The Chongnyon Hotel has a karaoke room. Any other options for socialising after a hard day of sightseeing were lacking, so we decided to try it out. At first we were few and apprehensive. It was Miss Choe, our sensible and professional Korean guide, who broke the ice. She gave a respect-worthy rendition of Celine Dion's Titanic theme "My Heart Will Go On", which, rather than feeling awkward, made it natural to take part, and encouraged us all to try ourselves. Soon everyone was singing, not least of all yours truly, as I found myself, much to my surprise, desperately searching through the karaoke machine's list of songs for "Somewhere Beyond the Sea". Mr. Kim joined us and, later, Mr. Ju, who was less serious than his usual self after a beer or two. More members of our tour group arrived bearing gift shop liquor and good humour. It was a party.

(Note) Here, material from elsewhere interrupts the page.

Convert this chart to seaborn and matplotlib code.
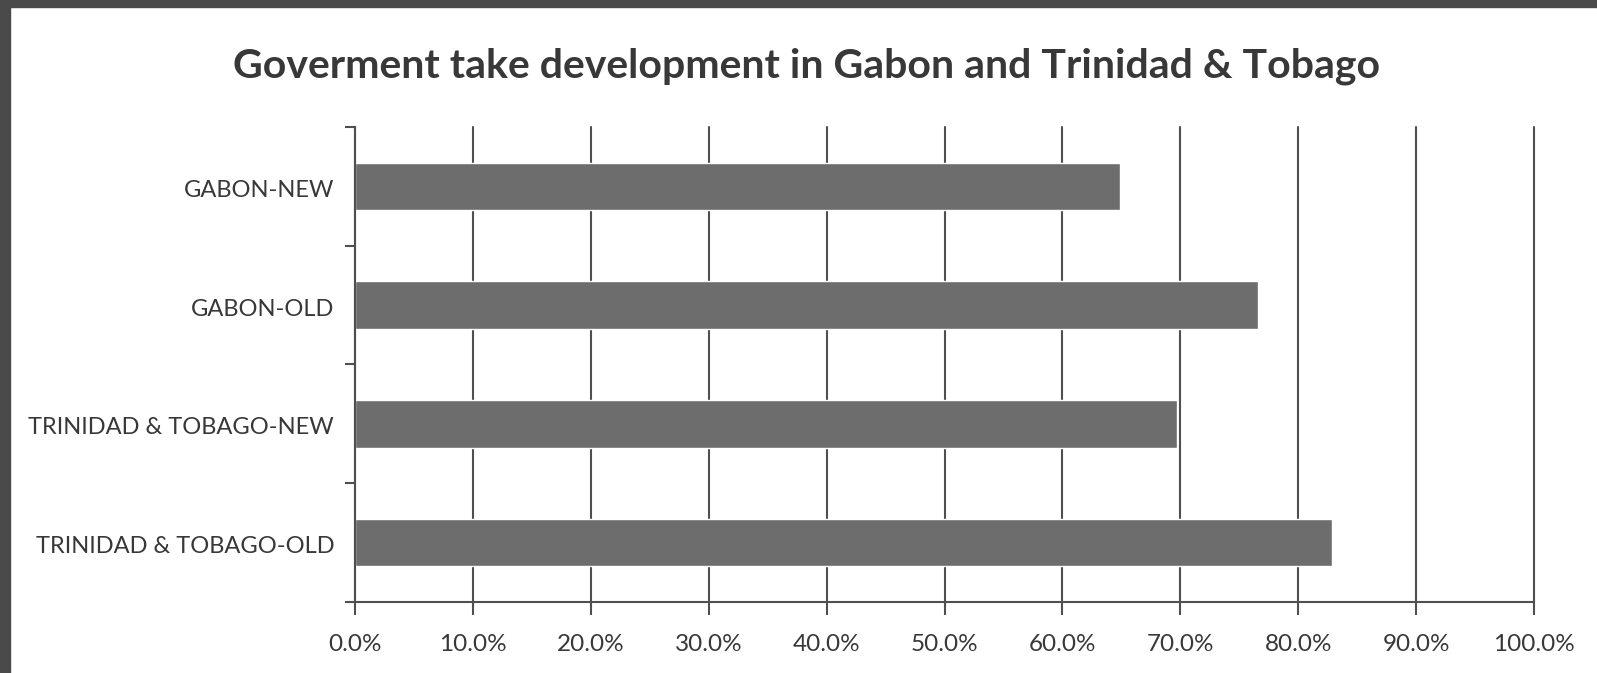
import matplotlib
matplotlib.use("Agg")
import matplotlib.pyplot as plt
import matplotlib.patches as mpatches
import matplotlib.transforms as mtransforms
from matplotlib.ticker import FixedLocator, PercentFormatter
import seaborn as sns
import pandas as pd

categories = ["GABON-NEW", "GABON-OLD", "TRINIDAD & TOBAGO-NEW", "TRINIDAD & TOBAGO-OLD"]
gov_take = [0.649, 0.766, 0.697, 0.829]
x_ticks = [0.0, 0.1, 0.2, 0.3, 0.4, 0.5, 0.6, 0.7, 0.8, 0.9, 1.0]
title = "Goverment take development in Gabon and Trinidad & Tobago"

sns.set_theme(style="white")
plt.rcParams["font.family"] = ["Lato", "DejaVu Sans"]

df = pd.DataFrame({"case": categories, "take": gov_take})

fig = plt.figure(figsize=(15.97, 6.73), dpi=100)
ax = fig.add_axes([0.2223, 0.1055, 0.9606 - 0.2223, 0.8113 - 0.1055])

line_col = "#4f4f4f"
text_col = "#383838"

ax.set_axisbelow(True)
ax.xaxis.grid(True, color=line_col, linewidth=1.5)
ax.yaxis.grid(False)

sns.barplot(data=df, x="take", y="case", order=categories, orient="h",
            color="#6d6d6d", saturation=1, width=0.4, ax=ax, zorder=2)

ax.set_xlim(0, 1.0)
ax.set_ylim(3.5, -0.5)
ax.xaxis.set_major_locator(FixedLocator(x_ticks))
ax.xaxis.set_major_formatter(PercentFormatter(xmax=1.0, decimals=1))

# category boundaries carry the tick marks, labels sit at bar centres
ax.yaxis.set_major_locator(FixedLocator([-0.5, 0.5, 1.5, 2.5, 3.5]))
ax.yaxis.set_minor_locator(FixedLocator(range(len(categories))))
ax.set_yticklabels([])
ax.set_yticklabels(categories, minor=True, va="center")
ax.tick_params(axis="y", which="major", left=True, length=7, width=1.5,
               color=line_col, direction="out")
ax.tick_params(axis="y", which="minor", left=False, length=0, pad=15,
               labelsize=17, labelcolor=text_col)
ax.tick_params(axis="x", bottom=True, length=9, width=1.5, color=line_col,
               direction="out", labelsize=17.5, labelcolor=text_col, pad=14)

# nudge category labels slightly down
shift = mtransforms.ScaledTranslation(0, -4 / 100, fig.dpi_scale_trans)
for lbl in ax.get_yticklabels(minor=True):
    lbl.set_transform(lbl.get_transform() + shift)

for gl in ax.xaxis.get_gridlines():
    gl.set_clip_on(False)

ax.set_xlabel("")
ax.set_ylabel("")
for side in ("top", "right"):
    ax.spines[side].set_visible(False)
for side in ("left", "bottom"):
    ax.spines[side].set_color(line_col)
    ax.spines[side].set_linewidth(1.5)

fig.text(0.505, 0.902, title, ha="center", va="center", fontsize=29.5,
         fontweight="bold", color=text_col)

# dark frame along the left and top edges
fig.patches.append(mpatches.Rectangle((0, 0), 10 / 1597, 1, transform=fig.transFigure,
                                      color="#4a4a4a", zorder=10))
fig.patches.append(mpatches.Rectangle((0, 1 - 7 / 673), 1, 7 / 673, transform=fig.transFigure,
                                      color="#4a4a4a", zorder=10))

fig.savefig("out.png", dpi=100, facecolor="white")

Someone attempted to rap "Forgot About Dre" to hilarious consequences. Electric Six's "Gay Bar" was sung in duet to the nonplussed looks of the Koreans, who contributed with their own more traditional style of music. My next contribution was Barry Manilow's "Mandy", which I took far too seriously. One of the waitresses from the karaoke room's bar joined in. She was an expert and the only person to hit all the correct notes, doing this while waving her arms around like a pro. She then gave a performance of Flashdance, recreating the moves to perfection in what was probably the most bizarre moment, and fitting end to, a day and evening featuring some of the strangest and most memorable things I have ever seen.